AIG Suffers Setback in Repayment of Bailout Money

Prudential PLC, a British insurance group, has officially retracted its offer for American International Group's Asian life insurance arm, the AIA Group.

The news came one day after the once-untouchable AIG rejected Prudential's attempt to reduce the selling price by $5 billion. Originally, Prudential offered $35.5 billion for AIA, but the subsequent efforts to raise funds rankled shareholders. The London-based insurer then changed its bid to slightly under $30.4 billion, to include $23 billion in cash, $2 billion in notes, and $5.375 billion of stock in the two companies.

AIG shares reacted positively to the announcement, rising 75 cents, or 2.2 percent, to $35.00, during Wednesday's late-morning trading. By contrast, American depositary receipts of Prudential fell 17 cents, or 1.1 percent, to $16.36.

"While AIA was an excellent opportunity, since we announced the potential transaction we have seen significant falls in the market," explained Harvey McGrath, Prudential's chairman.Reasoning behind the Price Drop

The corporation reduced its bid price in an attempt to placate disgruntled shareholders. The dissenting shareholders created an organization entitled the Prudential Action Group, with the purpose of effecting a no-confidence vote against CEO Tidjane Thiam.

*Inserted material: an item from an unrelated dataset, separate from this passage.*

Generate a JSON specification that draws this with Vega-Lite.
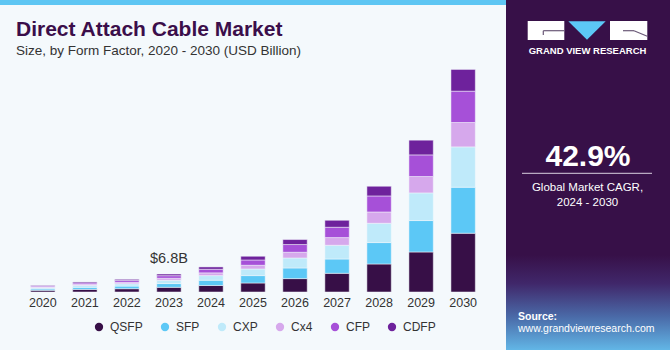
{
  "$schema": "https://vega.github.io/schema/vega-lite/v6.json",
  "padding": 0,
  "spacing": 0,
  "background": "#F4F9FC",
  "config": {
    "view": {"stroke": null},
    "font": "Liberation Sans"
  },
  "datasets": {
    "market": [
      {"year": "2020", "segment": "QSFP", "value": 0.65},
      {"year": "2020", "segment": "SFP", "value": 0.52},
      {"year": "2020", "segment": "CXP", "value": 0.46},
      {"year": "2020", "segment": "Cx4", "value": 0.27},
      {"year": "2020", "segment": "CFP", "value": 0.37},
      {"year": "2020", "segment": "CDFP", "value": 0.23},
      {"year": "2021", "segment": "QSFP", "value": 0.99},
      {"year": "2021", "segment": "SFP", "value": 0.79},
      {"year": "2021", "segment": "CXP", "value": 0.70},
      {"year": "2021", "segment": "Cx4", "value": 0.42},
      {"year": "2021", "segment": "CFP", "value": 0.55},
      {"year": "2021", "segment": "CDFP", "value": 0.36},
      {"year": "2022", "segment": "QSFP", "value": 1.25},
      {"year": "2022", "segment": "SFP", "value": 1.00},
      {"year": "2022", "segment": "CXP", "value": 0.89},
      {"year": "2022", "segment": "Cx4", "value": 0.53},
      {"year": "2022", "segment": "CFP", "value": 0.69},
      {"year": "2022", "segment": "CDFP", "value": 0.45},
      {"year": "2023", "segment": "QSFP", "value": 1.78},
      {"year": "2023", "segment": "SFP", "value": 1.42},
      {"year": "2023", "segment": "CXP", "value": 1.26},
      {"year": "2023", "segment": "Cx4", "value": 0.75},
      {"year": "2023", "segment": "CFP", "value": 0.98},
      {"year": "2023", "segment": "CDFP", "value": 0.64},
      {"year": "2024", "segment": "QSFP", "value": 2.48},
      {"year": "2024", "segment": "SFP", "value": 1.98},
      {"year": "2024", "segment": "CXP", "value": 1.76},
      {"year": "2024", "segment": "Cx4", "value": 1.05},
      {"year": "2024", "segment": "CFP", "value": 1.36},
      {"year": "2024", "segment": "CDFP", "value": 0.89},
      {"year": "2025", "segment": "QSFP", "value": 3.42},
      {"year": "2025", "segment": "SFP", "value": 2.81},
      {"year": "2025", "segment": "CXP", "value": 2.51},
      {"year": "2025", "segment": "Cx4", "value": 1.41},
      {"year": "2025", "segment": "CFP", "value": 2.01},
      {"year": "2025", "segment": "CDFP", "value": 1.41},
      {"year": "2026", "segment": "QSFP", "value": 5.09},
      {"year": "2026", "segment": "SFP", "value": 4.03},
      {"year": "2026", "segment": "CXP", "value": 3.80},
      {"year": "2026", "segment": "Cx4", "value": 2.17},
      {"year": "2026", "segment": "CFP", "value": 2.93},
      {"year": "2026", "segment": "CDFP", "value": 1.90},
      {"year": "2027", "segment": "QSFP", "value": 7.10},
      {"year": "2027", "segment": "SFP", "value": 5.43},
      {"year": "2027", "segment": "CXP", "value": 5.21},
      {"year": "2027", "segment": "Cx4", "value": 2.93},
      {"year": "2027", "segment": "CFP", "value": 3.91},
      {"year": "2027", "segment": "CDFP", "value": 2.66},
      {"year": "2028", "segment": "QSFP", "value": 10.64},
      {"year": "2028", "segment": "SFP", "value": 8.13},
      {"year": "2028", "segment": "CXP", "value": 7.33},
      {"year": "2028", "segment": "Cx4", "value": 4.29},
      {"year": "2028", "segment": "CFP", "value": 6.08},
      {"year": "2028", "segment": "CDFP", "value": 3.69},
      {"year": "2029", "segment": "QSFP", "value": 15.20},
      {"year": "2029", "segment": "SFP", "value": 11.93},
      {"year": "2029", "segment": "CXP", "value": 10.49},
      {"year": "2029", "segment": "Cx4", "value": 6.23},
      {"year": "2029", "segment": "CFP", "value": 8.21},
      {"year": "2029", "segment": "CDFP", "value": 5.59},
      {"year": "2030", "segment": "QSFP", "value": 22.31},
      {"year": "2030", "segment": "SFP", "value": 17.48},
      {"year": "2030", "segment": "CXP", "value": 15.31},
      {"year": "2030", "segment": "Cx4", "value": 9.27},
      {"year": "2030", "segment": "CFP", "value": 11.89},
      {"year": "2030", "segment": "CDFP", "value": 8.25}
    ],
    "note": [{"year": "2023", "total": 6.83, "label": "$6.8B"}]
  },
  "hconcat": [
    {
      "spacing": 13,
      "vconcat": [
        {
          "width": 506,
          "height": 5,
          "view": {"fill": "#5EC6F3"},
          "data": {"values": []},
          "mark": "rect",
          "encoding": {}
        },
        {
          "width": 506,
          "height": 227,
          "title": {
            "text": "Direct Attach Cable Market",
            "subtitle": "Size, by Form Factor, 2020 - 2030 (USD Billion)",
            "anchor": "start",
            "dx": 16,
            "offset": 8,
            "font": "Liberation Sans",
            "fontSize": 21,
            "fontWeight": "bold",
            "color": "#3B0E4A",
            "subtitleFont": "Liberation Sans",
            "subtitleFontSize": 13.5,
            "subtitleColor": "#333333",
            "subtitlePadding": 4
          },
          "layer": [
            {
              "data": {"name": "market"},
              "transform": [
                {"calculate": "indexof(['QSFP','SFP','CXP','Cx4','CFP','CDFP'], datum.segment)", "as": "stackRank"}
              ],
              "mark": {"type": "bar", "stroke": "#F4F9FC", "strokeWidth": 0.5},
              "encoding": {
                "x": {
                  "field": "year",
                  "type": "ordinal",
                  "scale": {"paddingInner": 0.42, "paddingOuter": 0.73},
                  "axis": {
                    "title": null,
                    "labelAngle": 0,
                    "domain": false,
                    "ticks": false,
                    "labelPadding": 4,
                    "labelFont": "Liberation Sans",
                    "labelFontSize": 12.5,
                    "labelColor": "#333333"
                  }
                },
                "y": {
                  "field": "value",
                  "type": "quantitative",
                  "stack": "zero",
                  "scale": {"domain": [0, 86.2], "nice": false},
                  "axis": null
                },
                "order": {"field": "stackRank", "type": "quantitative", "sort": "ascending"},
                "color": {
                  "field": "segment",
                  "type": "nominal",
                  "sort": ["QSFP", "SFP", "CXP", "Cx4", "CFP", "CDFP"],
                  "scale": {
                    "domain": ["QSFP", "SFP", "CXP", "Cx4", "CFP", "CDFP"],
                    "range": ["#370F47", "#5CC8F6", "#BFEAFA", "#D6A8EC", "#A650D8", "#6E229C"]
                  },
                  "legend": {
                    "orient": "none",
                    "legendX": 93,
                    "legendY": 321,
                    "direction": "horizontal",
                    "title": null,
                    "symbolType": "circle",
                    "symbolSize": 69,
                    "symbolStrokeWidth": 0,
                    "labelFont": "Liberation Sans",
                    "labelFontSize": 12,
                    "labelColor": "#333333",
                    "labelOffset": 5,
                    "columnPadding": 16,
                    "padding": 0
                  }
                }
              }
            },
            {
              "data": {"name": "note"},
              "mark": {"type": "text", "baseline": "alphabetic", "dy": -11.3, "fontSize": 14.5, "font": "Liberation Sans", "color": "#333333"},
              "encoding": {
                "x": {"field": "year", "type": "ordinal"},
                "y": {"field": "total", "type": "quantitative"},
                "text": {"field": "label"}
              }
            }
          ]
        }
      ]
    },
    {
      "width": 164,
      "height": 350,
      "view": {"fill": "#371048"},
      "layer": [
        {
          "data": {"values": [{}]},
          "mark": {"type": "rect", "fill": {"gradient": "linear", "x1": 0, "y1": 0, "x2": 0, "y2": 1, "stops": [{"offset": 0, "color": "#371048"}, {"offset": 0.3, "color": "#40276A"}, {"offset": 0.65, "color": "#4A6AA8"}, {"offset": 1, "color": "#62B6E6"}]}},
          "encoding": {
            "x": {"datum": 0, "type": "quantitative", "scale": {"domain": [0, 164], "nice": false, "zero": false}, "axis": null},
            "x2": {"datum": 164},
            "y": {"datum": 255, "type": "quantitative", "scale": {"domain": [0, 350], "nice": false, "zero": false, "reverse": true}, "axis": null},
            "y2": {"datum": 350}
          }
        },
        {
          "data": {"values": [{}]},
          "mark": {"type": "rect", "fill": "#FFFFFF"},
          "encoding": {
            "x": {"datum": 21.7, "type": "quantitative"},
            "x2": {"datum": 58.3},
            "y": {"datum": 21, "type": "quantitative"},
            "y2": {"datum": 40}
          }
        },
        {
          "data": {"values": [{}]},
          "mark": {"type": "rect", "fill": "#FFFFFF"},
          "encoding": {
            "x": {"datum": 104, "type": "quantitative"},
            "x2": {"datum": 141.3},
            "y": {"datum": 21, "type": "quantitative"},
            "y2": {"datum": 40}
          }
        },
        {
          "data": {"values": [{}]},
          "mark": {"type": "rule", "stroke": "#6B5A78", "strokeWidth": 1.2},
          "encoding": {
            "x": {"datum": 37.3, "type": "quantitative"},
            "x2": {"datum": 58.3},
            "y": {"datum": 30.7, "type": "quantitative"},
            "y2": {"datum": 30.7}
          }
        },
        {
          "data": {"values": [{}]},
          "mark": {"type": "rule", "stroke": "#6B5A78", "strokeWidth": 1.2},
          "encoding": {
            "x": {"datum": 37.3, "type": "quantitative"},
            "x2": {"datum": 37.3},
            "y": {"datum": 30.7, "type": "quantitative"},
            "y2": {"datum": 35}
          }
        },
        {
          "data": {"values": [{}]},
          "mark": {"type": "rule", "stroke": "#6B5A78", "strokeWidth": 1.2},
          "encoding": {
            "x": {"datum": 117, "type": "quantitative"},
            "x2": {"datum": 128},
            "y": {"datum": 30.7, "type": "quantitative"},
            "y2": {"datum": 30.7}
          }
        },
        {
          "data": {"values": [{}]},
          "mark": {"type": "rule", "stroke": "#6B5A78", "strokeWidth": 1.2},
          "encoding": {
            "x": {"datum": 128, "type": "quantitative"},
            "x2": {"datum": 141.3},
            "y": {"datum": 30.7, "type": "quantitative"},
            "y2": {"datum": 36.2}
          }
        },
        {
          "data": {"values": [{}]},
          "mark": {"type": "point", "shape": "M-1,-0.5L1,-0.5L0,0.5Z", "filled": true, "fill": "#5CC8F6", "opacity": 1, "size": 1400, "strokeWidth": 0},
          "encoding": {
            "x": {"datum": 81, "type": "quantitative"},
            "y": {"datum": 30.5, "type": "quantitative"}
          }
        },
        {
          "data": {"values": [{"t": "GRAND VIEW RESEARCH"}]},
          "mark": {"type": "text", "align": "center", "baseline": "alphabetic", "fontSize": 9.5, "fontWeight": "bold", "color": "#FFFFFF", "font": "Liberation Sans"},
          "encoding": {
            "x": {"datum": 81.5, "type": "quantitative"},
            "y": {"datum": 53.7, "type": "quantitative"},
            "text": {"field": "t"}
          }
        },
        {
          "data": {"values": [{"t": "42.9%"}]},
          "mark": {"type": "text", "align": "center", "baseline": "alphabetic", "fontSize": 30, "fontWeight": "bold", "color": "#FFFFFF", "font": "Liberation Sans"},
          "encoding": {
            "x": {"datum": 82, "type": "quantitative"},
            "y": {"datum": 166, "type": "quantitative"},
            "text": {"field": "t"}
          }
        },
        {
          "data": {"values": [{}]},
          "mark": {"type": "rule", "stroke": "#D9D0E0", "strokeWidth": 1},
          "encoding": {
            "x": {"datum": 16, "type": "quantitative"},
            "x2": {"datum": 146},
            "y": {"datum": 173.3, "type": "quantitative"},
            "y2": {"datum": 173.3}
          }
        },
        {
          "data": {"values": [{"t": "Global Market CAGR,"}]},
          "mark": {"type": "text", "align": "center", "baseline": "alphabetic", "fontSize": 11.5, "color": "#FFFFFF", "font": "Liberation Sans"},
          "encoding": {
            "x": {"datum": 81.5, "type": "quantitative"},
            "y": {"datum": 190.5, "type": "quantitative"},
            "text": {"field": "t"}
          }
        },
        {
          "data": {"values": [{"t": "2024 - 2030"}]},
          "mark": {"type": "text", "align": "center", "baseline": "alphabetic", "fontSize": 11.5, "color": "#FFFFFF", "font": "Liberation Sans"},
          "encoding": {
            "x": {"datum": 81.5, "type": "quantitative"},
            "y": {"datum": 205.5, "type": "quantitative"},
            "text": {"field": "t"}
          }
        },
        {
          "data": {"values": [{"t": "Source:"}]},
          "mark": {"type": "text", "align": "left", "baseline": "alphabetic", "fontSize": 10.5, "fontWeight": "bold", "color": "#FFFFFF", "font": "Liberation Sans"},
          "encoding": {
            "x": {"datum": 12, "type": "quantitative"},
            "y": {"datum": 320, "type": "quantitative"},
            "text": {"field": "t"}
          }
        },
        {
          "data": {"values": [{"t": "www.grandviewresearch.com"}]},
          "mark": {"type": "text", "align": "left", "baseline": "alphabetic", "fontSize": 10.5, "color": "#FFFFFF", "font": "Liberation Sans"},
          "encoding": {
            "x": {"datum": 12, "type": "quantitative"},
            "y": {"datum": 332, "type": "quantitative"},
            "text": {"field": "t"}
          }
        }
      ]
    }
  ]
}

Robin Geffen, a member of the Neptune Investment Management group that led the opposition against the AIA purchase, said common sense carried the day. "From the beginning it has been an absurdly ambitious attempt by the Pru to buy a large Asian company, at a very high price, with a very unclear strategy," he explained.

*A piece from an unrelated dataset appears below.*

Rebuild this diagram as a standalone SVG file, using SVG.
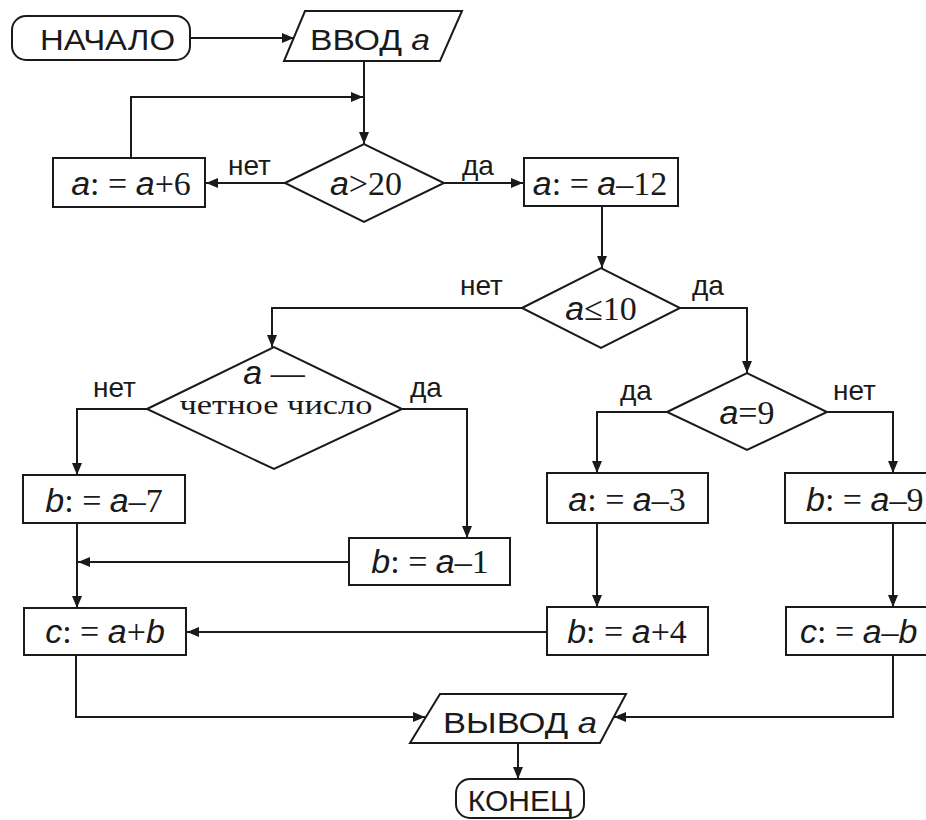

Prudential has reported that the falling through of the deal would cost the company roughly 450 million pounds, or $662 million.

Broken Deal Sets AIG Back

Faring even worse from the defunct deal are American taxpayers, who loaned AIG $180 billion in bailout money in 2008. The setback will likely make it more difficult for AIG, the majority of which is owned by the American government, to repay taxpayers' money. AIG was counting on the $35 billion from the sale of AIA to begin repaying the government immediately.

Because AIG needs the money from the sale of AIA desperately, it will now probably turn to Plan B-selling the Asian life insurance group through an initial public offering, most likely on the Hong Kong stock exchange.